Bacon Scrapins – “More Water Under the Bridge”
by Barry S. Wolfe
Bacon Scrapins are the little bits of meat left in the greasy fry pan. They’re tasty, but the ‘nutrition’ needs searching for. This tale is a bacon scrapin.
We were sitting on the large rocks at the top of the slope watching the water race over the dam in a torrent, pushing debris downstream. I’d never met him before. I was watching the flow and he just happened to plunk down on a nearby rock, both mesmerized by the flow. You had to watch closely to track a ‘floater’ go over the dam top, submerge, pop up, submerge, pop-up again further down.
“A lot of water.” he observed.
“Moving pretty quick.” I replied.
“Do you see that orange thing coming? Let’s see how long it takes to get to the bridge after it goes over the top.” suggested my new neighbour.
“This will be easy. It’s a small pumpkin floating down.” I looked downstream. “It looks to be about 250 metres to the bridge.” I said.
He counted out by one-one thousands. “That’s 124 seconds to get from the dam to the bridge. It’s about 250 metres, four of those is a kilometer, so that’s 500 sec./km.”
He mumbled a few numbers as he did some mental calculations. “That’s just over 7 kilometres per hour. That river’s moving at a fairly good clip.” he concluded.
“With that much water going that fast something could get pushed a long way fairly quickly.” I added.
“A long way. Have you heard about that old bridge they’re replacing over on Bridge Street? How far away do you think that is?” he asked.
“Well, there are a lot of river twists, meanderings and turns between there and here.” I pointed out. “I couldn’t take any credit for being accurate on that number. Maybe we could give Google maps some recognition if we used its GPS calculations?” as I opened my cell phone to Google.
“Sort of like politicians’ twisting and meandering statements about who’s paying for stuff, like that bridge.” he mused. “That blue guy from Queen’s Park is taking credit for paying for that bridge, but not recognizing that the feds. who started the Infrastructure Canada idea are paying 50% and we locals are paying almost 20%.”
“Where did you see that?” I asked.
“Oh, he put it in a tax-payer funded flyer in mailboxes. He recognized that his blues paid only a third of a pool in Kitchener, but his wording took credit for all $3.5 million for replacing the bridge we’re thinking about. Nothing about the feds’ or municipal shares in the other projects he listed.

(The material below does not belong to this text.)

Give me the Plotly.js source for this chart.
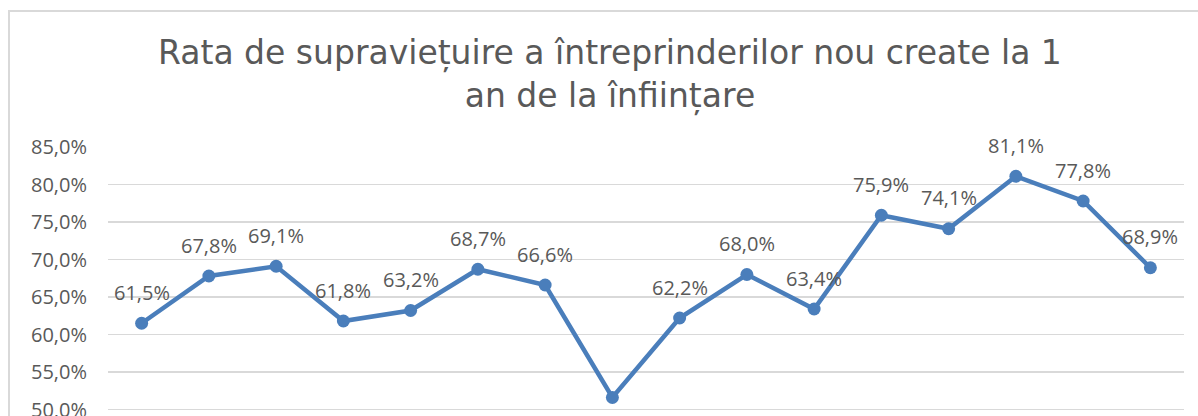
<!DOCTYPE html>
<html>
<head>
<meta charset="utf-8">
<script src="https://cdn.plot.ly/plotly-3.0.1.min.js"></script>
<style>
  html, body { margin: 0; padding: 0; width: 1198px; height: 416px; overflow: hidden; background: #fff; }
  #frame { position: absolute; left: 8px; top: 10px; border-top: 2px solid #d9d9d9; border-left: 2px solid #d9d9d9; }
  #chart { width: 1188px; height: 480px; }
</style>
</head>
<body>
<div id="frame"><div id="chart"></div></div>
<script>
const categories = ['2004','2005','2006','2007','2008','2009','2010','2011','2012','2013','2014','2015','2016','2017','2018','2019'];
const survivalRate = [61.5, 67.8, 69.1, 61.8, 63.2, 68.7, 66.6, 51.6, 62.2, 68.0, 63.4, 75.9, 74.1, 81.1, 77.8, 68.9];
const labelText = survivalRate.map(v => v.toFixed(1).replace('.', ',') + '%');

const trace = {
  x: categories,
  y: survivalRate,
  type: 'scatter',
  mode: 'lines+markers',
  line: { color: '#4a7ebb', width: 4.5 },
  marker: { color: '#4a7ebb', size: 13 },
  hoverinfo: 'skip'
};

const annotations = categories.map((c, i) => ({
  x: i, y: survivalRate[i], xref: 'x', yref: 'y',
  text: labelText[i], showarrow: false,
  yshift: i === 7 ? -34 : 31,
  font: { family: 'Open Sans, sans-serif', size: 20, color: '#595959' }
}));

const layout = {
  width: 1188, height: 480,
  margin: { l: 98, r: 14, t: 135, b: 45 },
  paper_bgcolor: '#ffffff', plot_bgcolor: '#ffffff',
  separators: ', ',
  showlegend: false,
  title: {
    text: 'Rata de supraviețuire a întreprinderilor nou create la 1<br>an de la înființare',
    font: { family: 'DejaVu Sans, sans-serif', size: 33, color: '#595959' },
    x: 0.505, xanchor: 'center',
    yref: 'container', y: 1 - 52/480, yanchor: 'top'
  },
  xaxis: {
    type: 'category',
    range: [-0.5, 15.5],
    showgrid: false, zeroline: false, showline: false,
    showticklabels: false
  },
  yaxis: {
    range: [45, 85], dtick: 5, tick0: 0,
    tickformat: '.1f', ticksuffix: '%',
    showgrid: true, gridcolor: '#d9d9d9', gridwidth: 1.3,
    zeroline: false, showline: false,
    ticklabelstandoff: 20,
    tickfont: { family: 'Open Sans, sans-serif', size: 20, color: '#595959' }
  },
  annotations: annotations
};

Plotly.newPlot('chart', [trace], layout, { displayModeBar: false, staticPlot: true });
</script>
</body>
</html>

You’d think he did it himself.”
Studying the phone screen, I said, “Google maps doesn’t seem to calculate twisty rivers any better than politicians are straight when recognizing funding sources, so I’m guessing it’s about 15 river kilometers from here.”

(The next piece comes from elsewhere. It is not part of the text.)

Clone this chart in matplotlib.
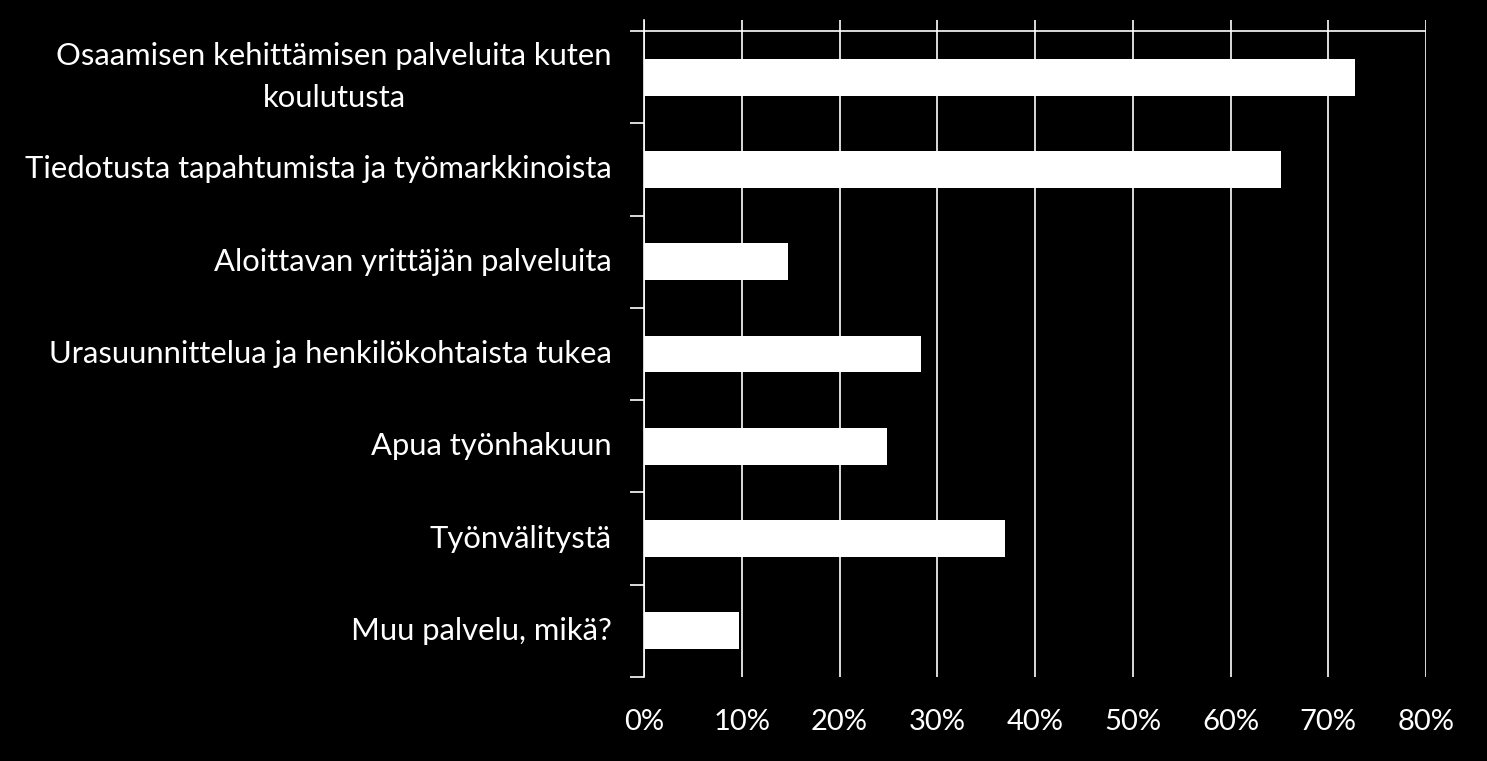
import matplotlib.pyplot as plt
from matplotlib.ticker import FuncFormatter

categories = [
    'Osaamisen kehittämisen palveluita kuten\nkoulutusta',
    'Tiedotusta tapahtumista ja työmarkkinoista',
    'Aloittavan yrittäjän palveluita',
    'Urasuunnittelua ja henkilökohtaista tukea',
    'Apua työnhakuun',
    'Työnvälitystä',
    'Muu palvelu, mikä?',
]
values = [72.7, 65.2, 14.7, 28.3, 24.9, 36.9, 9.7]
xticks = [0, 10, 20, 30, 40, 50, 60, 70, 80]

plt.rcParams['font.family'] = ['Lato', 'DejaVu Sans']

W, H = 1487, 761
fig = plt.figure(figsize=(W / 100, H / 100), dpi=100, facecolor='black')
ax = fig.add_axes([644 / W, (H - 677) / H, (1426 - 644) / W, (677 - 20) / H])
ax.set_facecolor('black')

ypos = list(range(len(categories)))
ax.barh(ypos, values, height=0.40, color='white', zorder=3)

ax.set_xlim(0, 80)
ax.set_ylim(6.5, -0.62)
ax.set_xticks(xticks)
ax.xaxis.set_major_formatter(FuncFormatter(lambda v, p: f'{v:.0f}%'))
ax.tick_params(axis='x', length=0, pad=23, labelsize=21, labelcolor='white')

ax.set_yticks([y - 0.5 for y in ypos] + [6.5])
ax.set_yticklabels([])
ax.tick_params(axis='y', length=10, width=1.2, color='white', direction='out')
for y, lab in zip(ypos, categories):
    ax.text(-3.3, y, lab, ha='right', va='center', multialignment='center',
            fontsize=22.3, color='white', linespacing=1.6)

ax.grid(axis='x', color='white', linewidth=1.2, zorder=1)
ax.axhline(-0.5, color='white', linewidth=1.2, zorder=2)

for s in ['top', 'right', 'bottom']:
    ax.spines[s].set_visible(False)
ax.spines['left'].set_color('white')
ax.spines['left'].set_linewidth(1.2)

fig.savefig('out.png', dpi=100, facecolor='black')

“So, if someone dropped a small floater off that bridge rail, it would take over two hours to get to the dam here.” he calculated. “Between there and here, all that time, that’s a lot of water over the dam.”
“These days, politicians often taking undue credit for others’ initiatives is just more water under the bridge!” I concluded.
We sat, pondered and stared, back-and-forth, from dam to bridge to dam to bridge, at the unending, murky, flowing waters.